As being one of the fellows who serve in San Francisco / California, I struggled with housing issue myself, finding an affordable house in SF or Bay Area in general is almost ( an impossible mission). and there are many reasons and factors that impacted the housing prices in the last 50-20 years. In my blog, I’ll share some of these reasons.
California’s affordable housing crisis didn’t just happen. The affordable housing shortage was created by a series of factors, one of the main ones is the tensions between longtime San Francisco residents and the arrival of the tech industry.
Those tensions trace their roots back to the San Francisco Bay Area’s housing crisis, where people are going to ridiculous lengths to find an affordable place to live, including turning to boats, vans, and even cardboard boxes!! yes, cardboard boxes!!
San Francisco is the second-densest city in the US after New York City, with more than 870,000 people packed into about 47 square miles, about 18,580 people per square mile. That density, combined with a continuous influx of tech companies and entrepreneurs into San Francisco in recent decades, has led to an epic housing crisis. In 2017, the median house price in San Francisco was over five times higher than the median price nationwide.
The tech industry gets a lot of flak for exacerbating the crisis, with lots of young, well-paid people coming in and driving prices up for both rentals and home purchases.
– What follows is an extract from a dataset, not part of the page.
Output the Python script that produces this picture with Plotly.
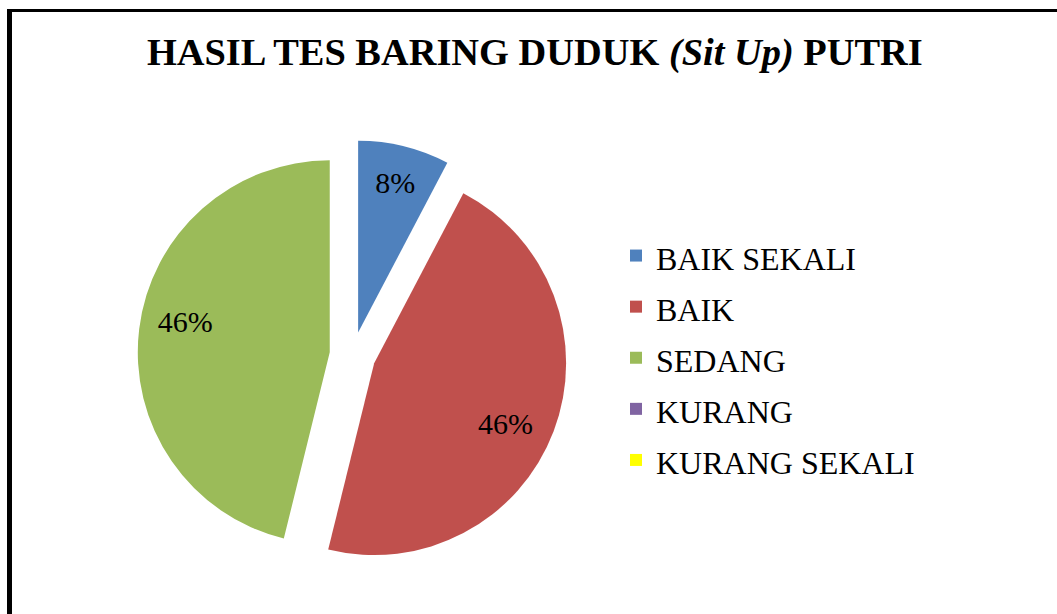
import plotly.graph_objects as go

labels = ["BAIK SEKALI", "BAIK", "SEDANG", "KURANG", "KURANG SEKALI"]
values = [1, 6, 6, 0, 0]
colors = ["#4F81BD", "#C0504D", "#9BBB59", "#8064A2", "#FFFF00"]
title_text = "<b>HASIL TES BARING DUDUK <i>(Sit Up)</i> PUTRI</b>"

# Excel puts the labels further out than plotly does, so pad the big ones
nb = "\u00a0"
pct = "%{percent:.0%}"
templates = [
    pct,
    '<span style="font-size:46px">' + nb + "</span><br>" + nb * 11 + pct,
    pct + nb * 13 + "<br>" + nb,
    "",
    "",
]
legend_names = ['<span style="font-size:32px">%s</span>' % s for s in labels]

pie = go.Pie(
    labels=legend_names,
    values=values,
    sort=False,
    direction="clockwise",
    rotation=0,
    pull=0.12,
    marker=dict(colors=colors),
    texttemplate=templates,
    textposition="inside",
    insidetextorientation="horizontal",
    textfont=dict(family="Liberation Serif", size=30, color="black"),
    domain=dict(x=[0.1302, 0.5370], y=[0.0717, 0.7720]),
    hoverinfo="label+percent",
)

fig = go.Figure(data=[pie])
fig.update_layout(
    width=1057,
    height=614,
    margin=dict(l=0, r=0, t=0, b=0),
    paper_bgcolor="white",
    plot_bgcolor="white",
    font=dict(family="Liberation Serif", color="black"),
    title=dict(
        text=title_text,
        font=dict(family="Liberation Serif", size=38.4, color="black"),
        x=0.506, xanchor="center",
        y=1 - 52 / 614, yanchor="middle",
    ),
    legend=dict(
        x=(656 - 40) / 1057, xanchor="left",
        y=1 - 358 / 614, yanchor="middle",
        font=dict(family="Liberation Serif", size=37, color="black"),
        bgcolor="rgba(0,0,0,0)",
    ),
    shapes=[
        dict(type="line", xref="paper", yref="paper",
             x0=9.5 / 1057, x1=1.05, y0=1 - 10.5 / 614, y1=1 - 10.5 / 614,
             line=dict(color="black", width=3)),
        dict(type="line", xref="paper", yref="paper",
             x0=9.5 / 1057, x1=9.5 / 1057, y0=1 - 9 / 614, y1=-0.05,
             line=dict(color="black", width=5)),
    ],
)

# drop the default 8px body margin so the figure sits at the window corner
fig.write_html(
    "out.html",
    config={"displayModeBar": False},
    post_script="document.body.style.margin = '0';",
)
According to real-estate marketplace Zumper, San Francisco is the most expensive rental market in the US, with the median rent for a one-bedroom apartment going for $3,590.
State lawmakers can try different ways to pass the bills, aimed at building more affordable housing. But they can’t repeal the fundamental law of supply and demand for desirable land.
The legislative analyst reported that materials, labor and government fees all are higher in California than the rest of the country. And regulations can tie up developers’ projects agonizingly for years, adding cost. As well as the transportation quagmire.
Land cost is one of the main factors who drives up housing prices and makes homeownership increasingly beyond the reach of so many Californians. Land prices on the coast are among the highest in the nation. A residential acre in the average U.S. metropolitan area is valued at $20,000, Along California’s urban coast, an average acre is worth more than $150,000.
The citizen could try live in cheaper areas like little towns off Interstate 5 in the San Joaquin Valley, but there aren’t much of job opportunities. Unlike the Bay area, where there are plenty of opportunities, but it’s practically impossible for a middle-class family to move. The median selling price for a single-family home in San Francisco during July 2017 was $1.4 million, according to the California Assn. of Realtors.